Trust is not built by publicly mocking and insulting employees who are executing faithfully the charge of their offices. Trust is not built by hiring egomaniacs, empowering them to subvert the usual chain of command and launch public tirades so laced with vitriol and vulgarity that one wants to weep at the damage such words will do to children. Trust is not built by defenestrating teammates with a final flourish of public humiliation, such as informing them in front of the world’s cameras and forcing the fired to step out of the main motorcade vehicle and into another as the gods look down on such tragedy with appropriate rain.

What healthy organization runs this way? Not a single one. Why? Because in such a toxic environment where no one can trust anyone else—from the boss on down the line—how can anyone bring their most-creative, most-productive selves? Yes, discipline is needed in the White House. But absent trust, discipline can be imposed only through coercion and fear—attributes antithetical to trust. Yes, President Trump seems to thrive in rough-and-tumble environments where his aides mix it up. But trust is not a barrier to healthy conflict. Trust is an essential precondition for healthy conflict.

In such a toxic environment where no one can trust anyone else—from the boss on down the line—how can anyone bring their most-creative, most-productive selves?

For our money, the best summary of the foundational value of workplace trust is a little red book, The Five Dysfunctions of a Team, by Patrick Lencioni. This “leadership fable” describes DecisionTech, a Silicon Valley start-up that has plateaued and is in danger of falling apart because of poor leadership and management. An alarmed board removes the founder CEO and stares at the abyss of what to do next. We don’t want to spoil the plot, so we will say no more—other than to chuckle with you at the prescience of Mr.
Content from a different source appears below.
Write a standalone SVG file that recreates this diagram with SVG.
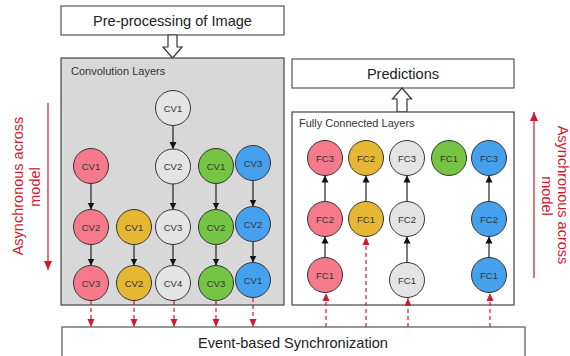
<svg xmlns="http://www.w3.org/2000/svg" width="570" height="356" viewBox="0 0 570 356">
<defs>
<style>
text{font-family:"Liberation Sans",Arial,Helvetica,sans-serif;}
.box{fill:#fff;stroke:#555;stroke-width:1.2;}
.title{font-size:14.6px;fill:#222;text-anchor:middle;}
.lbl{font-size:11px;fill:#333;}
.n{stroke:#333;stroke-width:1;}
.nt{font-size:9.5px;fill:#333;text-anchor:middle;dominant-baseline:central;}
.pink{fill:#f67a8b;}
.yellow{fill:#e5b733;}
.gray{fill:#e4e4e4;}
.green{fill:#76c443;}
.blue{fill:#45a1ee;}
.ar{stroke:#222;stroke-width:1.2;fill:none;marker-end:url(#ah);}
.rd{stroke:#d0182f;stroke-width:1.2;fill:none;stroke-dasharray:4 3;marker-end:url(#rh);}
.rl{stroke:#d0182f;stroke-width:1.2;fill:none;marker-end:url(#rh2);}
.red{font-size:14.5px;fill:#d0182f;text-anchor:middle;}
.hollow{fill:#fff;stroke:#333;stroke-width:1.2;}
</style>
<marker id="ah" markerWidth="8" markerHeight="8" refX="7" refY="4" orient="auto" markerUnits="userSpaceOnUse"><path d="M0,0.5 L7,4 L0,7.5 Z" fill="#111"/></marker>
<marker id="rh" markerWidth="9" markerHeight="9" refX="8" refY="4" orient="auto" markerUnits="userSpaceOnUse"><path d="M0,0.5 L8,4 L0,7.5 Z" fill="#d0182f"/></marker>
<marker id="rh2" markerWidth="10" markerHeight="10" refX="9" refY="4.5" orient="auto" markerUnits="userSpaceOnUse"><path d="M0,0.5 L9,4.5 L0,8.5 Z" fill="#d0182f"/></marker>
</defs>

<g id="preprocessing">
<rect class="box" x="61" y="6" width="223" height="29"/>
<text class="title" x="172.5" y="26">Pre-processing of Image</text>
</g>
<path class="hollow" d="M168,35 L177,35 L177,47 L182,47 L172.5,58 L163,47 L168,47 Z"/>

<g id="conv-layers">
<rect x="61" y="58" width="223" height="247" fill="#d8d8d8" stroke="#444" stroke-width="1.2"/>
<text class="lbl" x="71" y="75">Convolution Layers</text>
</g>

<g id="predictions">
<rect class="box" x="292" y="59" width="222" height="29"/>
<text class="title" x="403" y="79">Predictions</text>
</g>
<path class="hollow" d="M397,112 L407,112 L407,99 L411.5,99 L402,88 L392.5,99 L397,99 Z"/>

<g id="fc-layers">
<rect x="292" y="112" width="222" height="193" fill="#fff" stroke="#444" stroke-width="1.2"/>
<text class="lbl" x="299" y="127">Fully Connected Layers</text>
</g>

<g id="sync">
<rect class="box" x="62" y="327" width="463" height="40"/>
<text class="title" x="293" y="348">Event-based Synchronization</text>
</g>

<g id="connectors">
<line class="ar" x1="91" y1="183.5" x2="91" y2="209.5"/>
<line class="ar" x1="91" y1="244.5" x2="91" y2="265.5"/>
<line class="ar" x1="134" y1="244.5" x2="134" y2="265.5"/>
<line class="ar" x1="173" y1="125.5" x2="173" y2="149"/>
<line class="ar" x1="173" y1="184" x2="173" y2="209.5"/>
<line class="ar" x1="173" y1="244.5" x2="173" y2="265.5"/>
<line class="ar" x1="216" y1="183.5" x2="216" y2="209.5"/>
<line class="ar" x1="216" y1="244.5" x2="216" y2="265.5"/>
<line class="ar" x1="253" y1="180.5" x2="253" y2="206.5"/>
<line class="ar" x1="253" y1="241.5" x2="253" y2="262.5"/>
<line class="ar" x1="325" y1="257.5" x2="325" y2="236.5"/>
<line class="ar" x1="325" y1="201.5" x2="325" y2="175.5"/>
<line class="ar" x1="366" y1="201.5" x2="366" y2="175.5"/>
<line class="ar" x1="407" y1="262.5" x2="407" y2="236.5"/>
<line class="ar" x1="407" y1="201.5" x2="407" y2="175.5"/>
<line class="ar" x1="489" y1="257.5" x2="489" y2="236.5"/>
<line class="ar" x1="489" y1="201.5" x2="489" y2="175.5"/>
<line class="rd" x1="91" y1="301" x2="91" y2="327"/>
<line class="rd" x1="134" y1="301" x2="134" y2="327"/>
<line class="rd" x1="174" y1="301" x2="174" y2="327"/>
<line class="rd" x1="216" y1="301" x2="216" y2="327"/>
<line class="rd" x1="253" y1="298" x2="253" y2="327"/>
<line class="rd" x1="326" y1="327" x2="326" y2="293"/>
<line class="rd" x1="366" y1="327" x2="366" y2="237"/>
<line class="rd" x1="408" y1="327" x2="408" y2="298"/>
<line class="rd" x1="490" y1="327" x2="490" y2="293"/>
<line class="rl" x1="48" y1="103" x2="48" y2="270"/>
<line class="rl" x1="534" y1="278" x2="534" y2="112"/>
</g>

<g id="cv-gray-1"><circle class="n gray" cx="173" cy="108" r="17.5"/><text class="nt" x="173" y="108">CV1</text></g>
<g id="cv-pink-1"><circle class="n pink" cx="91" cy="166" r="17.5"/><text class="nt" x="91" y="166">CV1</text></g>
<g id="cv-gray-2"><circle class="n gray" cx="173" cy="166.5" r="17.5"/><text class="nt" x="173" y="166.5">CV2</text></g>
<g id="cv-green-1"><circle class="n green" cx="216" cy="166" r="17.5"/><text class="nt" x="216" y="166">CV1</text></g>
<g id="cv-blue-3"><circle class="n blue" cx="253" cy="163" r="17.5"/><text class="nt" x="253" y="163">CV3</text></g>
<g id="cv-pink-2"><circle class="n pink" cx="91" cy="227" r="17.5"/><text class="nt" x="91" y="227">CV2</text></g>
<g id="cv-yellow-1"><circle class="n yellow" cx="134" cy="227" r="17.5"/><text class="nt" x="134" y="227">CV1</text></g>
<g id="cv-gray-3"><circle class="n gray" cx="173" cy="227" r="17.5"/><text class="nt" x="173" y="227">CV3</text></g>
<g id="cv-green-2"><circle class="n green" cx="216" cy="227" r="17.5"/><text class="nt" x="216" y="227">CV2</text></g>
<g id="cv-blue-2"><circle class="n blue" cx="253" cy="224" r="17.5"/><text class="nt" x="253" y="224">CV2</text></g>
<g id="cv-pink-3"><circle class="n pink" cx="91" cy="283" r="17.5"/><text class="nt" x="91" y="283">CV3</text></g>
<g id="cv-yellow-2"><circle class="n yellow" cx="134" cy="283" r="17.5"/><text class="nt" x="134" y="283">CV2</text></g>
<g id="cv-gray-4"><circle class="n gray" cx="173" cy="283" r="17.5"/><text class="nt" x="173" y="283">CV4</text></g>
<g id="cv-green-3"><circle class="n green" cx="216" cy="283" r="17.5"/><text class="nt" x="216" y="283">CV3</text></g>
<g id="cv-blue-1"><circle class="n blue" cx="253" cy="280" r="17.5"/><text class="nt" x="253" y="280">CV1</text></g>

<g id="fc-pink-3"><circle class="n pink" cx="325" cy="158" r="17.5"/><text class="nt" x="325" y="158">FC3</text></g>
<g id="fc-yellow-2"><circle class="n yellow" cx="366" cy="158" r="17.5"/><text class="nt" x="366" y="158">FC2</text></g>
<g id="fc-gray-3"><circle class="n gray" cx="407" cy="158" r="17.5"/><text class="nt" x="407" y="158">FC3</text></g>
<g id="fc-green-1"><circle class="n green" cx="449" cy="158" r="17.5"/><text class="nt" x="449" y="158">FC1</text></g>
<g id="fc-blue-3"><circle class="n blue" cx="489" cy="158" r="17.5"/><text class="nt" x="489" y="158">FC3</text></g>
<g id="fc-pink-2"><circle class="n pink" cx="325" cy="219" r="17.5"/><text class="nt" x="325" y="219">FC2</text></g>
<g id="fc-yellow-1"><circle class="n yellow" cx="366" cy="219" r="17.5"/><text class="nt" x="366" y="219">FC1</text></g>
<g id="fc-gray-2"><circle class="n gray" cx="407" cy="219" r="17.5"/><text class="nt" x="407" y="219">FC2</text></g>
<g id="fc-blue-2"><circle class="n blue" cx="489" cy="219" r="17.5"/><text class="nt" x="489" y="219">FC2</text></g>
<g id="fc-pink-1"><circle class="n pink" cx="325" cy="275" r="17.5"/><text class="nt" x="325" y="275">FC1</text></g>
<g id="fc-gray-1"><circle class="n gray" cx="407" cy="280" r="17.5"/><text class="nt" x="407" y="280">FC1</text></g>
<g id="fc-blue-1"><circle class="n blue" cx="489" cy="275" r="17.5"/><text class="nt" x="489" y="275">FC1</text></g>

<g id="left-label">
<text class="red" transform="translate(23,186) rotate(-90)">Asynchronous across</text>
<text class="red" transform="translate(40,187) rotate(-90)">model</text>
</g>
<g id="right-label">
<text class="red" transform="translate(558,195) rotate(90)">Asynchronous across</text>
<text class="red" transform="translate(542,196) rotate(90)">model</text>
</g>
</svg>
Lencioni penning this book in 2002, well in advance of the current saga befalling the world’s largest privately held start-up ever, Uber.
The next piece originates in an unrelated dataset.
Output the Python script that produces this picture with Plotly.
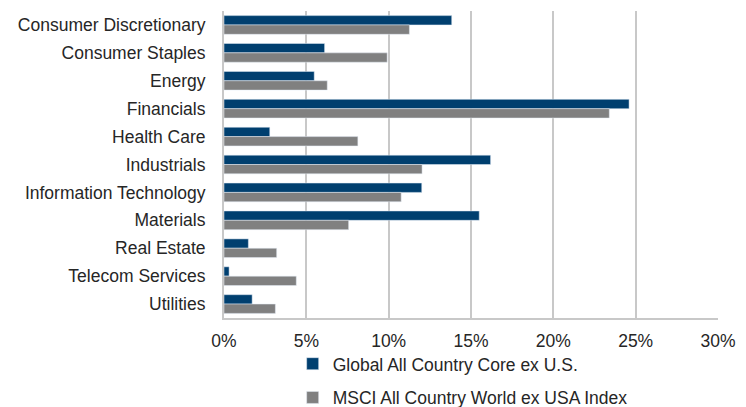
import plotly.graph_objects as go

categories = ["Consumer Discretionary", "Consumer Staples", "Energy", "Financials",
              "Health Care", "Industrials", "Information Technology", "Materials",
              "Real Estate", "Telecom Services", "Utilities"]
core_ex_us = [13.83, 6.11, 5.48, 24.6, 2.78, 16.19, 12.01, 15.5, 1.48, 0.31, 1.71]
msci_acwi_ex_usa = [11.26, 9.91, 6.27, 23.4, 8.13, 12.03, 10.76, 7.57, 3.2, 4.39, 3.12]
tick_vals = [0, 5, 10, 15, 20, 25, 30]
tick_text = ["0%", "5%", "10%", "15%", "20%", "25%", "30%"]

font_family = "Liberation Sans, Arial, sans-serif"
fsize = 17.5

fig = go.Figure()
fig.add_trace(go.Bar(y=categories, x=core_ex_us, orientation="h",
                     name="Global All Country Core ex U.S.",
                     marker=dict(color="#003f6f"), legendgroup="a"))
fig.add_trace(go.Bar(y=categories, x=msci_acwi_ex_usa, orientation="h",
                     name="MSCI All Country World ex USA Index",
                     marker=dict(color="#808080"), legendgroup="b"))

fig.update_layout(
    width=746, height=407,
    margin=dict(l=215.5, r=35.5, t=3, b=97),
    paper_bgcolor="white", plot_bgcolor="white",
    barmode="group", bargap=0.33, bargroupgap=0,
    font=dict(family=font_family, size=fsize, color="#262626"),
    showlegend=True,
    legend=dict(xref="paper", yref="container",
                x=0.139, y=0.17, xanchor="left", yanchor="top",
                traceorder="grouped", tracegroupgap=8,
                font=dict(size=fsize, color="#262626"),
                bgcolor="rgba(0,0,0,0)"),
)
fig.update_xaxes(range=[0, 30], tickvals=tick_vals, ticktext=tick_text,
                 showgrid=True, gridcolor="#c8c8c8", gridwidth=2,
                 showline=True, linecolor="#c8c8c8", linewidth=2,
                 zeroline=False, ticks="", ticklabelstandoff=6,
                 automargin=False, tickfont=dict(size=fsize))
fig.update_yaxes(autorange="reversed", showline=True, linecolor="#c8c8c8",
                 linewidth=2, showgrid=False, ticks="", ticklabelstandoff=13,
                 automargin=False, tickfont=dict(size=fsize))

fig.write_html("out.html")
We say that trust is the only thing that could salvage the Trump presidency because President Trump displays none of the aptitudes essential for that position, such as curiosity, policy knowledge, and equanimity. At 71 years old, already six months into the job—if just a one-term president, already about 13 percent of his total White House time—we see no chance he will suddenly manifest these aptitudes.

What could salvage the Trump presidency is a White House team that, built on trust, functioned well enough both to buffer his unhinged tendencies and to proffer policy ideas that he seems either uninterested in and/or unable to comprehend. As we have written many times (such as here and here), neither of us voted for Donald Trump, and a large number of his policy ideas we find reprehensible and we hope never see the light of day.
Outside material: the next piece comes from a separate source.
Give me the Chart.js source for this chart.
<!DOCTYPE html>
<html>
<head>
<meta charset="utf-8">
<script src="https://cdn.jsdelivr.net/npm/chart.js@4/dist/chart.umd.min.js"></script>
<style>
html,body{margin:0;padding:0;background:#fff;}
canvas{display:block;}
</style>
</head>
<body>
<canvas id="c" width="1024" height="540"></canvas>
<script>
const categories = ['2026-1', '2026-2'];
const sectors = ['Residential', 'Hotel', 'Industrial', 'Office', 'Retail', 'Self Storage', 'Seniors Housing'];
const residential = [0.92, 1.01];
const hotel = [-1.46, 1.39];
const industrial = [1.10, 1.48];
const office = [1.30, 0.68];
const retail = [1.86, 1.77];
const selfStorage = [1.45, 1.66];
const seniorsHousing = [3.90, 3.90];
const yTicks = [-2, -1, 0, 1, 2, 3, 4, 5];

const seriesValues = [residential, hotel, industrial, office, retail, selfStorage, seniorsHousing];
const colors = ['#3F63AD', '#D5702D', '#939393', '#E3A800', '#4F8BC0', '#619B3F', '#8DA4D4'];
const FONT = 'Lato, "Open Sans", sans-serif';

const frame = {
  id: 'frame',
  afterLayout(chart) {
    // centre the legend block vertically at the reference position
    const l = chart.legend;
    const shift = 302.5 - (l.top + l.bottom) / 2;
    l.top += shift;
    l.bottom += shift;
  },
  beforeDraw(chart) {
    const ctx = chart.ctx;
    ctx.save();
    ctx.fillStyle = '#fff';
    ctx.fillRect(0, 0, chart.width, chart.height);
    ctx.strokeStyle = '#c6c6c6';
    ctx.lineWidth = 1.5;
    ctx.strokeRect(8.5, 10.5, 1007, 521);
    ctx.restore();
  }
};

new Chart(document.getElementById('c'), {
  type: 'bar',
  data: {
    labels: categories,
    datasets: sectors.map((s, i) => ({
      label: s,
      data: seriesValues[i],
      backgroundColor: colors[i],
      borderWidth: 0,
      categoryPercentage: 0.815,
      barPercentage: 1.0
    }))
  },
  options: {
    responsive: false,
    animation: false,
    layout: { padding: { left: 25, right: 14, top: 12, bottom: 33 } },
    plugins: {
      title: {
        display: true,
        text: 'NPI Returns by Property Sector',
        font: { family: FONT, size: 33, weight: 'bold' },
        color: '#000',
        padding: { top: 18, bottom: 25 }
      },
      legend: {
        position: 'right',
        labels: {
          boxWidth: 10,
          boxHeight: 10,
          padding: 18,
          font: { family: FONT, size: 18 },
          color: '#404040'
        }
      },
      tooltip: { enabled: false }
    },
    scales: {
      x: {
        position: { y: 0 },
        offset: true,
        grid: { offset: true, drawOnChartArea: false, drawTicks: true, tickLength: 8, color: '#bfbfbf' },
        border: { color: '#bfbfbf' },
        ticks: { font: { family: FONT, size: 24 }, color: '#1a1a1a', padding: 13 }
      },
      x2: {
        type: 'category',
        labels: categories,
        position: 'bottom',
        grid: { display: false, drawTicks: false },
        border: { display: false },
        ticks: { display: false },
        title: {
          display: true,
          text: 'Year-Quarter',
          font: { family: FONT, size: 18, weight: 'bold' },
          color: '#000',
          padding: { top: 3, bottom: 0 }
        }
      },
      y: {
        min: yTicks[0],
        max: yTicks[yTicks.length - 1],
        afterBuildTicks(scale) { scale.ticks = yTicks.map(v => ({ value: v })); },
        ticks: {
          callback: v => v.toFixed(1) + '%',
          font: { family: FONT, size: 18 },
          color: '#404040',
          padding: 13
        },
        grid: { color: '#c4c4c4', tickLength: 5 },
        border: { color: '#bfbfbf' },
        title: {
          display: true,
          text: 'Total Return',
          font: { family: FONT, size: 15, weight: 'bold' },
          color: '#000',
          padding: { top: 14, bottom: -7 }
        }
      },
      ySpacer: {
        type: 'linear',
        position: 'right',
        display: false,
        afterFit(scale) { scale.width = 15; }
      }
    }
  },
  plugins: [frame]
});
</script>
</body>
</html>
A few of his policy ideas we find intriguing and hope America can pursue—such as broad and permanent reform of corporate taxation and a large and ongoing investment in public infrastructure. But for these rays of policy hope to see the light of day, a trusting White House team needs to function properly. These policy ideas can only come from a White House staff that trusts itself enough to engage in no-fear-of-conflict debates, to emerge from those debates with a commitment to decisions made, to hold each other accountable to those decisions, and to align all interests around a single common goal of the organization—the betterment of the United States of America.

Without trust in the White House, the past half year will be prologue for the next three and half years: America’s separation of powers across three coequal branches of government will continue to play out as intended by the Founding Fathers when they drafted the Constitution. Congress will continue to legislate; the Supreme Court will continue to adjudicate; and the impaired presidency will continue to stumble along with no substantial policy achievements that help the tens of millions of Americans whose economic anxiety propelled him to victory. Goodness knows where this will leave the country come the fall of 2020.

General Kelly: we Matts are happy to mail you as many copies of The Five Dysfunctions as you like. Don’t worry: we know the address to which to ship them. For all our readers: we commend this book to you. Enjoy your August. We shall see you in September after Labor Day.